Today, that agent's rejection letter with handwritten encouragement is nestled somewhere with manuscripts in boxes I've packed away with my childhood, and sometimes I ponder if I've packed away my dreams of writing with my jeunesse. In spite of this, I can't bear to throw out those manuscripts, nor my 'writing binder' with my character notes, my plots, my random musings, and poems I'd scribbled between notes at school.
Every now and then, the dream of writing full time resurfaces wraith-like, and I feel as if I've killed my craft. I feel guilty for not giving the dream everything I have, for not taking, as Anne Lamott says, those 15-20 minutes every day to jot down 300 words. I feel like I've abandoned one of the greatest gifts I have been given, which is to write, to write what I see and think and feel. My last semester at Cal I finally took a creative writing course, and I felt like I'd come home. I hovered momentarily about the possibility of abandoning academia, throwing everything I had into an MFA, and becoming a writer. Then my rational side roared into existence.
Likewise, I was reminded of the precocious pre-teen who knew no fear with her writing by my mother. At the gym, she'd run into my fifth and sixth grade GATE teacher, Peggy, and (re)introduced herself as my mom. Peggy promptly asked, my mom recounted, if I was still writing. "Of course," my mom replied. "Lindsay will always be a writer."
Between reading about Tea Obreht, who is scarcely older than me, and hearing this anecdote from my mom, I am jolted back to this dream. I am jolted back to the fact that before I left the country I knew I wanted to take the year to write my heart out, because it's something I miss too much.
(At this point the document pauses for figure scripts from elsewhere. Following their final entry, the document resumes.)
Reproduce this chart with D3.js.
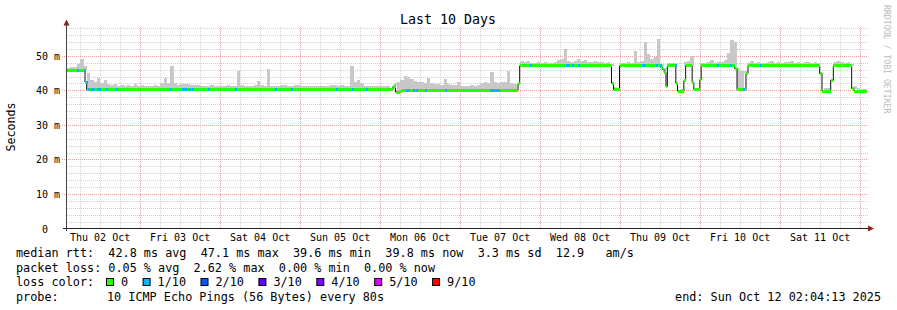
<!DOCTYPE html>
<html>
<head>
<meta charset="utf-8">
<script src="https://cdn.jsdelivr.net/npm/d3@7"></script>
<style>
body { margin: 0; background: #fff; }
svg { display: block; font-family: "DejaVu Sans Mono", monospace; }
text { white-space: pre; }
</style>
</head>
<body>
<svg id="chart" width="897" height="310"></svg>
<script>

var endTime = Date.UTC(2025, 9, 12, 2, 4, 13);
var startTime = endTime - 10 * 24 * 3600e3;

// median rtt as steps: hours after start, value in ms
var medianHours = [0, 5.4, 5.9, 97.8, 98.55, 99.75, 100.5, 135.3, 135.8, 163.35, 163.95, 165.75,
	178.05, 178.65, 179.15, 179.7, 180.1, 182.65, 183.15, 185.05, 185.6, 187.55, 188.05, 189.85,
	190.25, 200.3, 201.0, 203.7, 204.3, 225.8, 226.5, 229.1, 229.9, 235.4, 236.1];
var medianMs = [45.8, 42.4, 40.2, 41.2, 39.5, 39.7, 40.1, 41.9, 47.1, 42.1, 40.2, 47.1,
	46.7, 46.0, 45.2, 41.1, 47.3, 42.1, 39.8, 42.8, 47.1, 42.3, 40.2, 43.1,
	47.1, 46.3, 40.2, 44.9, 47.1, 44.8, 39.8, 42.9, 47.1, 40.5, 39.8];

// top of the ping smoke, one value per hour
var smokeTop = [
	46.6, 46.7, 46.8, 47.5, 49.0, 47.0, 45.0, 43.0, 42.5, 43.5, 42.2, 43.0, 41.8, 41.5, 41.8, 41.3,
	41.5, 41.3, 41.7, 41.3, 41.8, 41.2, 41.5, 41.2, 41.3, 41.2, 41.5, 41.2, 42.0, 43.6, 42.0, 47.0,
	42.2, 41.5, 41.8, 41.8, 41.8, 41.6, 41.5, 41.5, 41.2, 41.4, 41.3, 41.5, 41.3, 41.2, 41.3, 41.2,
	41.5, 41.3, 41.3, 45.6, 41.5, 41.3, 41.3, 41.2, 41.5, 42.7, 41.5, 41.3, 46.3, 41.2, 41.4, 41.3,
	41.6, 41.6, 41.3, 41.2, 41.6, 41.5, 41.2, 41.2, 41.3, 41.2, 41.2, 41.3, 41.2, 41.4, 41.3, 41.7,
	41.5, 41.3, 41.7, 41.4, 41.3, 47.2, 42.4, 42.9, 42.2, 41.3, 41.4, 41.4, 41.3, 41.2, 41.4, 41.3,
	41.3, 41.2, 42.0, 42.5, 42.9, 44.3, 44.0, 43.2, 42.6, 42.4, 42.4, 42.0, 43.5, 42.0, 41.9, 41.9,
	41.7, 43.2, 41.8, 41.5, 41.6, 42.3, 41.3, 41.2, 41.2, 41.5, 41.3, 41.5, 42.2, 42.4, 42.2, 45.3,
	42.5, 42.2, 42.3, 42.3, 45.6, 42.0, 41.9, 42.0, 48.5, 48.3, 48.4, 48.0, 48.0, 48.1, 47.9, 48.2,
	48.0, 48.0, 48.3, 48.7, 49.0, 52.1, 48.5, 48.3, 48.6, 49.2, 48.4, 48.9, 48.3, 48.2, 48.5, 48.2,
	48.2, 48.0, 48.2, 47.6, 41.0, 41.0, 48.0, 48.0, 48.1, 48.0, 51.3, 48.3, 48.5, 53.9, 50.6, 49.2,
	49.7, 54.8, 47.5, 46.5, 48.0, 48.0, 47.8, 40.5, 40.5, 48.2, 48.5, 50.1, 41.0, 41.0, 48.0, 48.0,
	48.2, 48.7, 48.0, 48.1, 48.3, 48.9, 50.8, 54.7, 54.0, 46.5, 45.5, 45.5, 48.0, 48.5, 48.0, 48.2,
	47.9, 48.0, 48.3, 48.4, 48.0, 48.2, 47.9, 48.2, 48.3, 48.4, 48.0, 48.2, 48.0, 48.1, 48.3, 48.0,
	48.1, 48.0, 45.0, 40.8, 40.8, 43.5, 48.2, 48.5, 48.3, 48.0, 48.2, 47.5, 41.2, 40.8, 40.5, 40.3];

// samples with 1/10 packets lost (hours after start)
var lossHours = [3.0, 5.1, 5.7, 6.3, 7.2, 7.8, 9.0, 9.6, 11.7, 14.7, 30.9, 34.5, 35.1, 35.7, 36.6,
	37.5, 42.3, 50.4, 62.4, 67.2, 80.7, 85.5, 89.7, 101.7, 102.3, 103.8, 104.7, 107.4, 113.4,
	126.9, 127.5, 128.1, 128.7, 129.3, 138.9, 149.7, 150.3, 151.5, 153.3, 172.5, 173.1, 176.7,
	177.9, 182.4, 195.0, 198.9, 202.8, 207.9];

var yTicks = [0, 10, 20, 30, 40, 50];
var lossLabels = ["0", "1/10", "2/10", "3/10", "4/10", "5/10", "9/10"];
var lossColors = ["#26ff00", "#00b8ff", "#0059ff", "#5e00ff", "#7e00ff", "#dd00ff", "#ff0000"];

var legendLines = [
	"median rtt:  42.8 ms avg  47.1 ms max  39.6 ms min  39.8 ms now  3.3 ms sd  12.9   am/s",
	"packet loss: 0.05 % avg  2.62 % max  0.00 % min  0.00 % now"
];
var probeText = "10 ICMP Echo Pings (56 Bytes) every 80s";
var endText = "end: Sun Oct 12 02:04:13 2025";


var svg = d3.select("#chart");

var x = d3.scaleUtc()
	.domain([new Date(startTime), new Date(endTime)])
	.range([67, 867]);

var y = d3.scaleLinear()
	.domain([0, 58.5])
	.range([228.5, 26.5]);

function atHour(h) { return new Date(startTime + h * 3600e3); }
function px(v) { return Math.round(v) + 0.5; }
function medianAt(h) { return medianMs[Math.max(0, d3.bisectRight(medianHours, h) - 1)]; }

svg.append("rect").attr("width", 897).attr("height", 310).attr("fill", "#fff");

// grid
var minorY = d3.range(2, 59, 2).filter(function(v) { return v % 10 !== 0; });
var majorY = yTicks.filter(function(v) { return v > 0; });
var sixHours = d3.utcHour.every(6).range(new Date(startTime), new Date(endTime))
	.filter(function(d) { return d.getUTCHours() !== 0; });
var days = d3.utcDay.range(new Date(startTime), new Date(endTime));

var grid = svg.append("g")
	.attr("stroke-width", 1)
	.attr("stroke-dasharray", "1,1");

grid.selectAll(".hmin").data(minorY).enter().append("line")
	.attr("x1", 67).attr("x2", 868)
	.attr("y1", function(d) { return px(y(d)); })
	.attr("y2", function(d) { return px(y(d)); })
	.attr("stroke", "#d0d0d0");

grid.selectAll(".vmin").data(sixHours).enter().append("line")
	.attr("x1", function(d) { return px(x(d)); })
	.attr("x2", function(d) { return px(x(d)); })
	.attr("y1", 228).attr("y2", 26)
	.attr("stroke", "#d0d0d0");

grid.selectAll(".hmaj").data(majorY).enter().append("line")
	.attr("x1", 62).attr("x2", 868)
	.attr("y1", function(d) { return px(y(d)); })
	.attr("y2", function(d) { return px(y(d)); })
	.attr("stroke", "#e6a0a0");

grid.selectAll(".vmaj").data(days).enter().append("line")
	.attr("x1", function(d) { return px(x(d)); })
	.attr("x2", function(d) { return px(x(d)); })
	.attr("y1", 228).attr("y2", 26)
	.attr("stroke", "#e6a0a0");

// smoke
var smoke = svg.append("g").attr("shape-rendering", "crispEdges");
smokeTop.forEach(function(top, i) {
	var vals = [medianAt(i)];
	medianHours.forEach(function(h, j) { if (h > i && h < i + 1) vals.push(medianMs[j]); });
	var bottom = d3.max(vals);
	if (top <= bottom) return;
	smoke.append("rect")
		.attr("x", x(atHour(i)))
		.attr("width", x(atHour(i + 1)) - x(atHour(i)))
		.attr("y", y(top))
		.attr("height", y(bottom) - y(top))
		.attr("fill", "#c8c8c8");
});

// median line
var steps = medianHours.map(function(h, j) { return [h, medianMs[j]]; });
steps.push([240, medianMs[medianMs.length - 1]]);

svg.append("path")
	.datum(steps)
	.attr("fill", "none")
	.attr("stroke", "#111")
	.attr("stroke-width", 1)
	.attr("d", d3.line()
		.x(function(d) { return x(atHour(d[0])); })
		.y(function(d) { return y(d[1]); })
		.curve(d3.curveStepAfter));

// loss coloured band on the median
var band = svg.append("g").attr("shape-rendering", "crispEdges");
band.selectAll("rect").data(steps.slice(0, -1)).enter().append("rect")
	.attr("x", function(d) { return x(atHour(d[0])); })
	.attr("width", function(d, j) { return x(atHour(steps[j + 1][0])) - x(atHour(d[0])); })
	.attr("y", function(d) { return y(d[1]) - 1.5; })
	.attr("height", 3)
	.attr("fill", lossColors[0]);

var lossSample = 0.6;
svg.append("g").attr("shape-rendering", "crispEdges")
	.selectAll("rect").data(lossHours).enter().append("rect")
	.attr("x", function(h) { return x(atHour(h)); })
	.attr("width", function(h) { return x(atHour(h + lossSample)) - x(atHour(h)); })
	.attr("y", function(h) { return y(medianAt(h)) - 1.5; })
	.attr("height", 3)
	.attr("fill", lossColors[1]);

// axes
svg.append("line")
	.attr("x1", 63).attr("x2", 869).attr("y1", 228.5).attr("y2", 228.5)
	.attr("stroke", "#222");
svg.append("line")
	.attr("x1", 66.5).attr("x2", 66.5).attr("y1", 231).attr("y2", 24)
	.attr("stroke", "#444");
svg.append("path")
	.attr("d", "M868,225.5L874,228.5L868,231.5Z")
	.attr("fill", "#8e2020");
svg.append("path")
	.attr("d", "M63.5,25.5L66.5,19.5L69.5,25.5Z")
	.attr("fill", "#8e2020");

svg.selectAll(".ylab").data(yTicks).enter().append("text")
	.attr("x", 60)
	.attr("y", function(d) { return px(y(d)) + 3.5; })
	.attr("text-anchor", "end")
	.attr("font-size", "10px")
	.attr("fill", "#000")
	.text(function(d) { return d === 0 ? "0  " : d + " m"; });

var noons = d3.utcHour.range(new Date(startTime), new Date(endTime))
	.filter(function(d) { return d.getUTCHours() === 12; });

svg.selectAll(".xlab").data(noons).enter().append("text")
	.attr("x", function(d) { return x(d); })
	.attr("y", 241)
	.attr("text-anchor", "middle")
	.attr("font-size", "10px")
	.attr("fill", "#000")
	.text(d3.utcFormat("%a %d %b"));

// titles
svg.append("text")
	.attr("x", 448).attr("y", 24)
	.attr("text-anchor", "middle")
	.attr("font-size", "13.3px")
	.text("Last 10 Days");

svg.append("text")
	.attr("transform", "translate(15,127) rotate(-90)")
	.attr("text-anchor", "middle")
	.attr("font-size", "11.6px")
	.text("Seconds");

svg.append("text")
	.attr("transform", "translate(884,5) rotate(90)")
	.attr("font-size", "8.2px")
	.attr("fill", "#bbbbbb")
	.text("RRDTOOL / TOBI OETIKER");

// legend
var legend = svg.append("g").attr("font-size", "11.8px").attr("fill", "#000");
var charW = 7.1;

legend.selectAll(".line").data(legendLines).enter().append("text")
	.attr("x", 16)
	.attr("y", function(d, i) { return 257 + i * 14.5; })
	.text(function(d) { return d; });

legend.append("text").attr("x", 16).attr("y", 286).text("loss color:");

var bx = 106;
lossLabels.forEach(function(lab, i) {
	legend.append("rect")
		.attr("x", bx + 0.5).attr("y", 278.5)
		.attr("width", 7).attr("height", 7)
		.attr("fill", lossColors[i])
		.attr("stroke", "#000")
		.attr("stroke-width", 1);
	legend.append("text").attr("x", bx + 15).attr("y", 286).text(lab);
	bx += 15 + lab.length * charW + 14.5;
});

legend.append("text").attr("x", 16).attr("y", 300.5).text("probe:");
legend.append("text").attr("x", 107).attr("y", 300.5).text(probeText);
legend.append("text").attr("x", 881).attr("y", 300.5).attr("text-anchor", "end").text(endText);

</script>
</body>
</html>
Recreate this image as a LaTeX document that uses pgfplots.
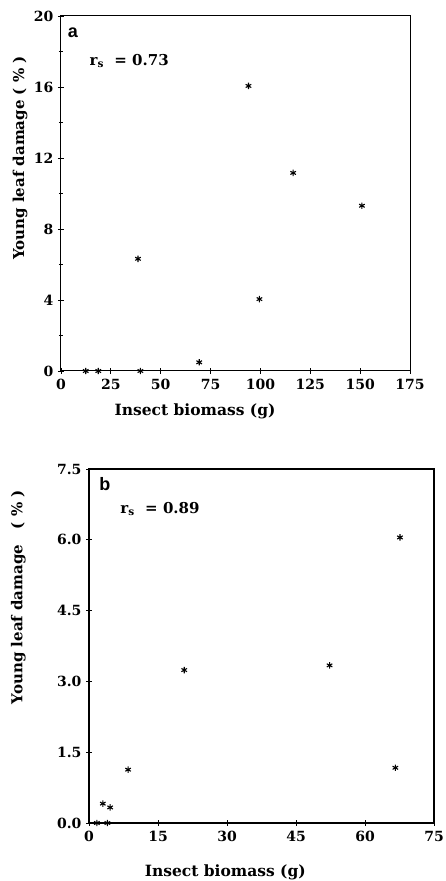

It's also something I cannot forget in Paris, because Paris has been, is, and I fear always will be a city of writers. I walk the streets and think about Fitzgerald's expat days, about Sarte and Beauvoir, about the Paris that Emile Zola and Proust knew. And then I ask myself what I'm doing with my time here on this earth, when I feel so plainly and clearly at times that I should be writing.
This blog is a small way of honoring the writer within me, because that writer has been buried beneath papers for too long. This writer needs to once again become a story teller, because good writing and good story telling are far from the same thing, and because writing is something I feel like I was born to do.
To all that is within us, to all that is around us, and to the choices that we make, follow the dream, my friends. Follow the dream.